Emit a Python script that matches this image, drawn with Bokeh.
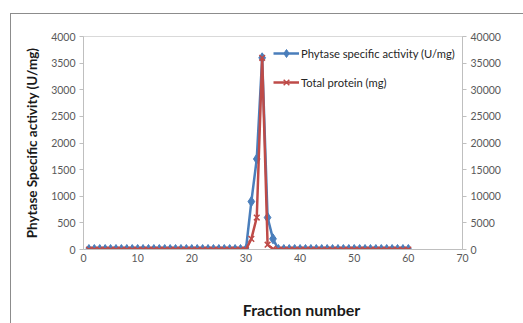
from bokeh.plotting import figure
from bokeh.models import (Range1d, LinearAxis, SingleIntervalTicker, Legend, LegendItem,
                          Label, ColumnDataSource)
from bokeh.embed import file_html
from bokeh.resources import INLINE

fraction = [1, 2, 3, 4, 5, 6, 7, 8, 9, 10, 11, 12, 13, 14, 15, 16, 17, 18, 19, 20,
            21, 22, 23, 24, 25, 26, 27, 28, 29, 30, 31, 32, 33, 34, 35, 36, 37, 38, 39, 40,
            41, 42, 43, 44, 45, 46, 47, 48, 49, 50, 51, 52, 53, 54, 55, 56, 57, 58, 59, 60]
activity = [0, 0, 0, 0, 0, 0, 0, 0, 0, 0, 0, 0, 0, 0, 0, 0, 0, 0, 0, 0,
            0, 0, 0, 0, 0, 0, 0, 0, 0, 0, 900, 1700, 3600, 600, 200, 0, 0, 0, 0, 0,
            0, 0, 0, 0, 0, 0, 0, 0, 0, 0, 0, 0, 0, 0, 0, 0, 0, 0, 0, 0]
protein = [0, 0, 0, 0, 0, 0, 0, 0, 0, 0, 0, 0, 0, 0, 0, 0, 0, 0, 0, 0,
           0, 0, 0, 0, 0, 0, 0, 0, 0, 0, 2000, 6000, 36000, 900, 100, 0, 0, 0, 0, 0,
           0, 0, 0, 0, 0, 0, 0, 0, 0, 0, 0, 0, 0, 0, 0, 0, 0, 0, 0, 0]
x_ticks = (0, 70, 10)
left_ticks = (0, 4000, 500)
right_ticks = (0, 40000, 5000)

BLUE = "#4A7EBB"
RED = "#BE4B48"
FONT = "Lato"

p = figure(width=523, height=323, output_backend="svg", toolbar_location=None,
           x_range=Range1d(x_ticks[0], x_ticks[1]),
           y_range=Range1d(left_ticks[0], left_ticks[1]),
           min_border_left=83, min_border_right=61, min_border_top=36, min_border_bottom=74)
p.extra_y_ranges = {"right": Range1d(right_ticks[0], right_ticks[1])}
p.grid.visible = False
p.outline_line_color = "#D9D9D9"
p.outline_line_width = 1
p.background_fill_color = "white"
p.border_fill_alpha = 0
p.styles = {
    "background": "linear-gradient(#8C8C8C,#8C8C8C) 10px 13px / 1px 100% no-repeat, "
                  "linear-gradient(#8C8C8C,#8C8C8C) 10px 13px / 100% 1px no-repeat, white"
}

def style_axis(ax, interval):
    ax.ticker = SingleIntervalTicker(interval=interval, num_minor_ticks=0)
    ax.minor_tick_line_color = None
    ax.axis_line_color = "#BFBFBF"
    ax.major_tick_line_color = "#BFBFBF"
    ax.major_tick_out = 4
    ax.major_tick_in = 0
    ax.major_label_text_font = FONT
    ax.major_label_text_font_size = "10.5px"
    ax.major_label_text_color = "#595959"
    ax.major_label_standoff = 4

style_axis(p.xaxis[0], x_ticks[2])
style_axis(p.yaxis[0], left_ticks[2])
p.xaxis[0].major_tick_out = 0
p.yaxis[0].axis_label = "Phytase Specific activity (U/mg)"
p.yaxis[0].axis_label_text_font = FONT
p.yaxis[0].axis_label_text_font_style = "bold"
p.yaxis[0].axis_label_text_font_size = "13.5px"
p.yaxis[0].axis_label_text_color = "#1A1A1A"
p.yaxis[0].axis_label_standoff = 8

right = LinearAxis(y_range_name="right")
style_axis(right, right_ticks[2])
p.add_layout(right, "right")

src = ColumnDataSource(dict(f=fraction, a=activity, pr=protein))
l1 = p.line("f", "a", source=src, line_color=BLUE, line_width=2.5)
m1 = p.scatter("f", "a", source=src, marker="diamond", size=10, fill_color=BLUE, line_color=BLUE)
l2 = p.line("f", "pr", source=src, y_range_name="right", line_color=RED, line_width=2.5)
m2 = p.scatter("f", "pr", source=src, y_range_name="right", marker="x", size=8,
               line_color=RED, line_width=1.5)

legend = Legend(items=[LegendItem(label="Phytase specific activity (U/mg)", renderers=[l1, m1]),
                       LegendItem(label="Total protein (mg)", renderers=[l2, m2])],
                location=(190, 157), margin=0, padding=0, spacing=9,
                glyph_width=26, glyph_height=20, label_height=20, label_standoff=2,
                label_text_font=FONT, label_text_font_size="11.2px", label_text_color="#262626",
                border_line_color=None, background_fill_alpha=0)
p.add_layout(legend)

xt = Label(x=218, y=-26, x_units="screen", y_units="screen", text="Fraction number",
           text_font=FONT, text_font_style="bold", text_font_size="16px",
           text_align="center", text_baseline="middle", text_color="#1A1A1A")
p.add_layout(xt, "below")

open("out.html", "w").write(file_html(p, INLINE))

◆ ◆ ◆ ◆

— To be done —
Leave out any pictures, please, and quote only the lines from the top of the data through the line that contains "from bokeh.resources import INLINE".

— Correct response —
Emit a Python script that matches this image, drawn with Bokeh.
from bokeh.plotting import figure
from bokeh.models import (Range1d, LinearAxis, SingleIntervalTicker, Legend, LegendItem,
                          Label, ColumnDataSource)
from bokeh.embed import file_html
from bokeh.resources import INLINE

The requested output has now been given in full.